Saturday, May 27, 2017

In Defense of Bad Reviews

Ok, the play was bad, but the hazmat suits don't seem necessary
I want to say something: We need more bad reviews.

I don't mean "poorly written reviews." We certainly don't need more of those. And I don't mean poorly thought out reviews that fail to understand and acknowledge what is being attempted. And I definitely don't mean "mean spirited reviews."

But what I do mean is this - we need theatre critics to be more, well, critical, in the fullest sense of the word. 

Look, everyone likes it when people say nice things about them. Lord knows I do. And there is no shortage of local theatre deserving fulsome praise. But there are some reviewers or outlets that seem to feel their proper mission is to promote local theatre, and they can best do this by writing glowing reviews of any and all theatrical endeavors in the theory that just getting people out to the theatre is the most important thing they can accomplish. And I get that. And that's very nice. But ultimately, it's not helpful. In fact, in my humble opinion, this behavior actually hurts local theatre. 

Giving positive, even glowing, reviews to productions that are mediocre, or even quite bad, that is not helping anyone. If someone reads that review, and thinks "this production is worth my time" and then they decide to spend the extra money to experience theatre, and get a babysitter, and all the rest, and they actually get out and see a show, well you have succeeded in the short term by "promoting theatre" - but if they don't actually enjoy themselves, you have hurt theatre in the long run. If the show is disappointing, they are likely to think "I guess this must be good for local theatre. Next time let's watch a movie." And boom, you have lost someone to the theatre market. 

There is so much you can do with your time. Movies, great TV, video games - lots of which you can enjoy from the comfort of your home for much less money than seeing a play. Actually getting someone up and out to see a show is an achievement. And it is absolutely the responsibility of a production (the company, the artists, etc) to produce something funny, touching, thought provoking, true ...  worth the time of their audience. But it is absolutely the job of critics to participate in this process by helping theatre companies get better.  And that includes being truthful about when they fail. 

I am not advocating that people be needlessly critical or thoughtlessly cruel. To that end, I think a few points are worth noting:

1) Student productions - Productions put on by educational instutions can often be quite good. Particularly the production elements, costumes, etc... can frequently be superior to most local offerings (nice to have a budget and room for a scene shop). And some of this work does deserve recognition beyond the University press. However - reviewers should keep in mind that these productions are frequently part of an educational process for the students.
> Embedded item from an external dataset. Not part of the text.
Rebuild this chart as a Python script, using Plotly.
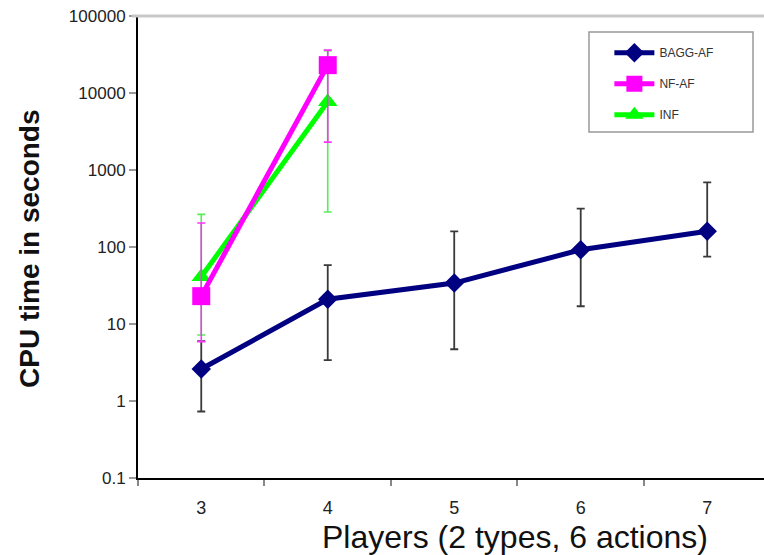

A student might be cast in a role they are not ready for, or for which they are not the best fit, because their educator wants to push them, or perhaps to give them the opportunity to play a character that they may not get to play outside of an educational setting. Also, these are young artists in the process of learning. Any criticism of these shows should be measured mindful of these facts. Again, this doesn't mean "don't be critical" but it does mean be thoughtful, gentle, and encouraging.

2) Reviewing "to the level" of the production. OK, let's be honest, there are some "Community Theatre" productions that have casts and production values equal to or superior to any in the area (again... a budget for costumes? Wow). There are also some productions that are really about building communities and letting voices be heard. About giving people the opportunity to express themselves and have a positive experience with theatre. It is 100% OK to take these things into consideration when reviewing a piece. I'm not saying crap on someone's first time on stage because they were green. Don't measure the set of a community theatre production on the same scale you do a production at Playmakers. That said, you have an obligation to the community and to your readers to be upfront about what you are doing. Hopefully not in a condescending way. Just in a way that is honest and acknowledges the limitations of the production and the company.

Overall though - if a play is bad, PLEASE, say it is bad. I have seen too many average or even actively poor shows praised with words I would reserve for maybe 2 productions in a year. And as a practitioner - let me say that I will be more than willing to accept my share of bad reviews. I don't mind if you don't like what I do (I will likely disagree, but that's fine). When reviewers feel it is their duty to praise rather than criticize, we all lose. Critics are critical to growing the quality, not just the quantity, of local theatre. Challenge the productions that fall short. Encourage companies to improve when they need to. Demand excellence and help your readers find it.

And helping your readers find excellent theatre means not just writing good things about good shows, but also writing bad things about bad ones. 

1 comment:

  1. Good points and mmostly agree- wondering who the reviewers/critics are you reference- the volunteers for XYZ Web site or ABC blog?

    -What makes a reviewer a reviewer?
    -Who decides?
    -In what is inevitably somewhat biased, how can he or she (said reviewer/critic) avoid blatant conflicts of interest, particularly in small/medium-sized markets?